Longer/stronger support beams, like core wood or iron/wood beams allow for taller builds. Not to mention stone parts once you get a stonecutter table.
This happens a little after placing it, but no matter how much support an area has, the roof turns red before breaking and I can't get the supports to work.
Its quite simple once you get the hang of it.
Here's a picture of a pre-Wood iron beam house that uses stone and core wood for support. The stoe acts as a "ground" for the wood pieces, so when building on top of stone, with wood you can go higher than when just using wood beams. Log beams increase the height you can go a bit as well. Wood iron beam being the current pinacle of structural support afaik.
https://steamcommunity.com/sharedfiles/filedetails/?id=2432251481
Pay attention to the colours when you have your hammer equipped. If you don't wish to spend more time on trial and error, do a YT search; there'sa ton of vids explaining everything you need to know.
First and foremost learn the hoe and pick and how to level out the terrain before attempting anything. If you don't have a solid foundation because you are relying solely on snapping gets it right every time, you will fail.
The higher you go the less reliable it gets. you can easily fix this by simply attaching small posts to outlying links.
And for me, wood was a pita - I switched to stone and life is easy street now.
I disagree 100% with this part.
First, every time you swing that hoe, you create new instances fast, that contributes to the loading tie of the area, eventually increasing lag and decreasing fps.
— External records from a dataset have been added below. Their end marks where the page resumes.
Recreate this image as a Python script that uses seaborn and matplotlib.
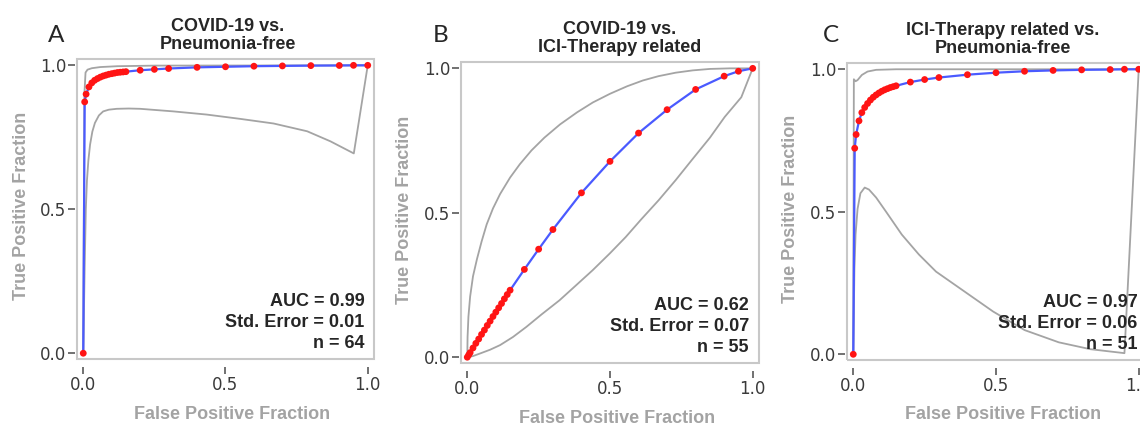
import matplotlib
matplotlib.use("Agg")
import matplotlib.pyplot as plt
from matplotlib.patches import Rectangle
import seaborn as sns

# shared false-positive grid for the fitted ROC points
FPR_POINTS = [0.0, 0.005, 0.01, 0.02, 0.03, 0.04, 0.05, 0.06, 0.07, 0.08, 0.09,
              0.10, 0.11, 0.12, 0.13, 0.14, 0.15, 0.2, 0.25, 0.3, 0.4, 0.5,
              0.6, 0.7, 0.8, 0.9, 0.95, 1.0]

TPR_A = [0.0, 0.873, 0.900, 0.925, 0.939, 0.948, 0.954, 0.959, 0.963, 0.966,
         0.969, 0.971, 0.973, 0.975, 0.976, 0.977, 0.978, 0.983, 0.986, 0.989,
         0.993, 0.995, 0.997, 0.998, 0.999, 0.9995, 1.0, 1.0]
TPR_B = [0.0, 0.008, 0.016, 0.032, 0.048, 0.063, 0.079, 0.094, 0.110, 0.125,
         0.141, 0.156, 0.171, 0.186, 0.202, 0.217, 0.232, 0.304, 0.374, 0.442,
         0.569, 0.678, 0.776, 0.857, 0.927, 0.973, 0.990, 1.0]
TPR_C = [0.0, 0.723, 0.771, 0.819, 0.848, 0.866, 0.880, 0.892, 0.902, 0.910,
         0.917, 0.923, 0.928, 0.932, 0.936, 0.939, 0.942, 0.955, 0.964, 0.971,
         0.981, 0.988, 0.993, 0.996, 0.998, 0.999, 1.0, 1.0]

# confidence bands (upper / lower)
UP_A_X = [0.0, 0.004, 0.008, 0.015, 0.03, 0.06, 0.12, 0.25, 1.0]
UP_A_Y = [0.0, 0.90, 0.975, 0.985, 0.990, 0.994, 0.997, 0.999, 1.0]
LO_A_X = [0.0, 0.005, 0.009, 0.013, 0.018, 0.024, 0.032, 0.041, 0.055, 0.07,
          0.09, 0.118, 0.16, 0.2, 0.317, 0.434, 0.552, 0.669, 0.787, 0.869,
          0.951, 1.0]
LO_A_Y = [0.0, 0.30, 0.50, 0.60, 0.67, 0.725, 0.77, 0.80, 0.826, 0.84,
          0.846, 0.849, 0.85, 0.849, 0.84, 0.829, 0.814, 0.798, 0.771, 0.736,
          0.694, 1.0]

UP_B_X = [0.0, 0.001, 0.004, 0.01, 0.02, 0.034, 0.05, 0.068, 0.09, 0.115,
          0.15, 0.184, 0.225, 0.27, 0.325, 0.385, 0.44, 0.5, 0.56, 0.615,
          0.67, 0.73, 0.79, 0.85, 0.92, 1.0]
UP_B_Y = [0.0, 0.07, 0.14, 0.21, 0.28, 0.34, 0.40, 0.46, 0.515, 0.565,
          0.622, 0.668, 0.716, 0.76, 0.806, 0.848, 0.882, 0.912, 0.938, 0.958,
          0.973, 0.985, 0.993, 0.998, 1.0, 1.0]
LO_B_X = [0.0, 0.02, 0.045, 0.08, 0.115, 0.16, 0.207, 0.26, 0.323, 0.38,
          0.439, 0.5, 0.555, 0.61, 0.67, 0.73, 0.786, 0.85, 0.902, 0.96, 1.0]
LO_B_Y = [0.0, 0.004, 0.013, 0.026, 0.042, 0.07, 0.105, 0.148, 0.197, 0.248,
          0.301, 0.36, 0.416, 0.478, 0.543, 0.613, 0.682, 0.76, 0.832, 0.90,
          1.0]

UP_C_X = [0.0, 0.002, 0.008, 0.015, 0.03, 0.05, 0.08, 0.15, 1.0]
UP_C_Y = [0.0, 0.965, 0.958, 0.962, 0.980, 0.992, 0.998, 1.0, 1.0]
LO_C_X = [0.0, 0.004, 0.008, 0.015, 0.025, 0.04, 0.055, 0.08, 0.115, 0.17,
          0.23, 0.29, 0.37, 0.49, 0.6, 0.72, 0.83, 0.95, 1.0]
LO_C_Y = [0.0, 0.30, 0.42, 0.51, 0.565, 0.585, 0.578, 0.55, 0.50, 0.42,
          0.35, 0.29, 0.234, 0.15, 0.085, 0.042, 0.018, 0.004, 1.0]

LETTERS = ["A", "B", "C"]
TITLES = ["COVID-19 vs.\nPneumonia-free",
          "COVID-19 vs.\nICI-Therapy related",
          "ICI-Therapy related vs.\nPneumonia-free"]
AUC = [0.99, 0.62, 0.97]
STD_ERR = [0.01, 0.07, 0.06]
N_CASES = [64, 55, 51]
TICK_VALUES = [0.0, 0.5, 1.0]
TICK_LABELS = ["0.0", "0.5", "1.0"]

W, H = 1140, 425
# axes frames in pixels: left, top, right, bottom
FRAMES = [(77, 59, 374, 359), (461, 62, 759, 363), (847, 63, 1145, 360)]
TITLE_X = [0.508, 0.532, 0.523]
STATS_X = [0.968, 0.966, 0.975]
LETTER_X = [48, 433, 823]

GRAY = "#a4a4a4"
BLUE = "#4a5aff"
RED = "#ff1414"

sns.set_style("white")
plt.rcParams["font.family"] = ["Liberation Sans", "DejaVu Sans"]

fig = plt.figure(figsize=(W / 100, H / 100), dpi=100)

tprs = [TPR_A, TPR_B, TPR_C]
bands = [(UP_A_X, UP_A_Y, LO_A_X, LO_A_Y),
         (UP_B_X, UP_B_Y, LO_B_X, LO_B_Y),
         (UP_C_X, UP_C_Y, LO_C_X, LO_C_Y)]

for i in range(3):
    l, t, r, b = FRAMES[i]
    ax = fig.add_axes([l / W, (H - b) / H, (r - l) / W, (b - t) / H])

    ux, uy, lx, ly = bands[i]
    sns.lineplot(x=ux, y=uy, ax=ax, color=GRAY, linewidth=1.3,
                 sort=False, estimator=None)
    sns.lineplot(x=lx, y=ly, ax=ax, color=GRAY, linewidth=1.3,
                 sort=False, estimator=None)
    sns.lineplot(x=FPR_POINTS, y=tprs[i], ax=ax, color=BLUE, linewidth=1.6,
                 sort=False, estimator=None)
    sns.scatterplot(x=FPR_POINTS, y=tprs[i], ax=ax, color=RED, s=24,
                    edgecolor="none", zorder=4)

    ax.set_xlim(-0.022, 1.022)
    ax.set_ylim(-0.02, 1.022)
    ax.set_xticks(TICK_VALUES)
    ax.set_yticks(TICK_VALUES)
    ax.set_xticklabels(TICK_LABELS)
    ax.set_yticklabels(TICK_LABELS)
    ax.set_xlabel("")
    ax.set_ylabel("")

    for sp in ax.spines.values():
        sp.set_visible(False)
    ax.spines["left"].set_position(("outward", 1.5))
    ax.spines["bottom"].set_position(("outward", 6))
    ax.tick_params(axis="both", direction="out", length=5, width=1.1,
                   color="#4a4a4a", left=True, bottom=True,
                   labelsize=12, labelcolor="#3a3a3a",
                   labelfontfamily="DejaVu Sans")
    ax.tick_params(axis="x", pad=1.5)
    ax.tick_params(axis="y", pad=1)

    ax.add_patch(Rectangle((0, 0), 1, 1, transform=ax.transAxes, fill=False,
                           edgecolor="#c8c8c8", linewidth=1.5, clip_on=False,
                           zorder=5))

    ax.annotate(TITLES[i], xy=(TITLE_X[i], 1.0), xycoords="axes fraction",
                xytext=(0, 4), textcoords="offset points", ha="center",
                va="bottom", fontsize=13, fontweight="bold", linespacing=1.1)

    # va="baseline" on multi-line text anchors the last line
    stats = f"AUC = {AUC[i]:.2f}\nStd. Error = {STD_ERR[i]:.2f}\nn = {N_CASES[i]}"
    ax.text(STATS_X[i], 0.037, stats, transform=ax.transAxes, ha="right",
            va="baseline", multialignment="right", fontsize=13,
            fontweight="bold", linespacing=1.3)

    ax.text(-0.188, 0.51, "True Positive Fraction", transform=ax.transAxes,
            rotation=90, ha="center", va="center", fontsize=13,
            fontweight="bold", color="#a3a3a3")
    ax.text(0.523, -0.2, "False Positive Fraction", transform=ax.transAxes,
            ha="center", va="baseline", fontsize=13, fontweight="bold",
            color="#a3a3a3")

    fig.text(LETTER_X[i] / W, 1 - 42 / H, LETTERS[i], ha="left", va="baseline",
             fontsize=17.5, family=["Lato", "DejaVu Sans"])

fig.savefig("out.png", dpi=100, facecolor="white")
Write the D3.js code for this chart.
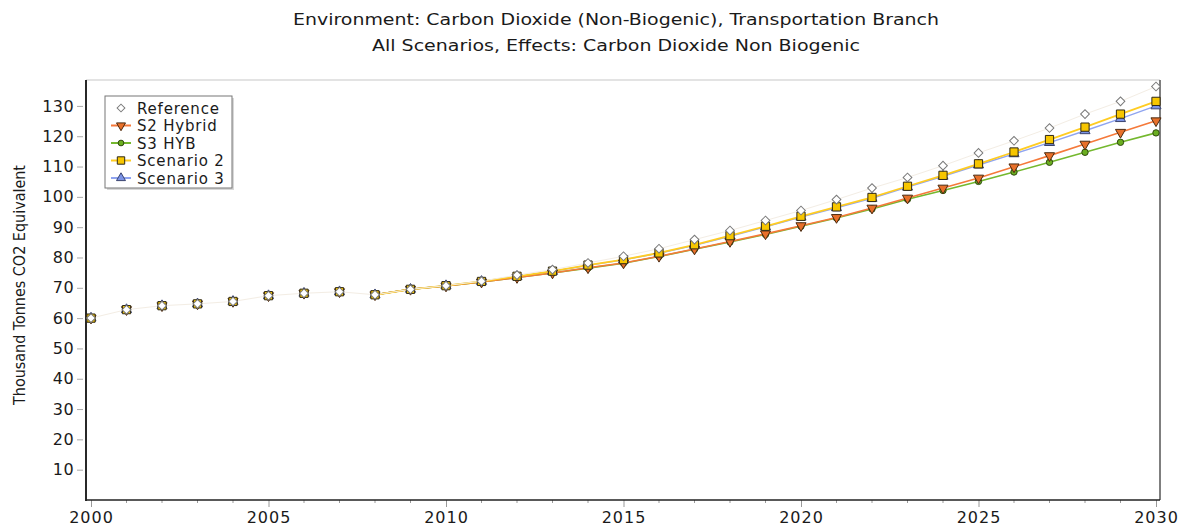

Known problem.
If you're going really big and won't adapt to the landscape, by all means terraform, but be aware of the consequence.
Secondly, we've successfully build plenty of medium size mansions thst works perfect without terraforming first, it can be done just fine.
Support has little to do with physics or architecture. Its a game mechanic that will seem very odd until you get a feel for how it works. A beam that in real life would indeed add support may do nothing at all in game, and a beam in game that adds support may actually cause instability in real life.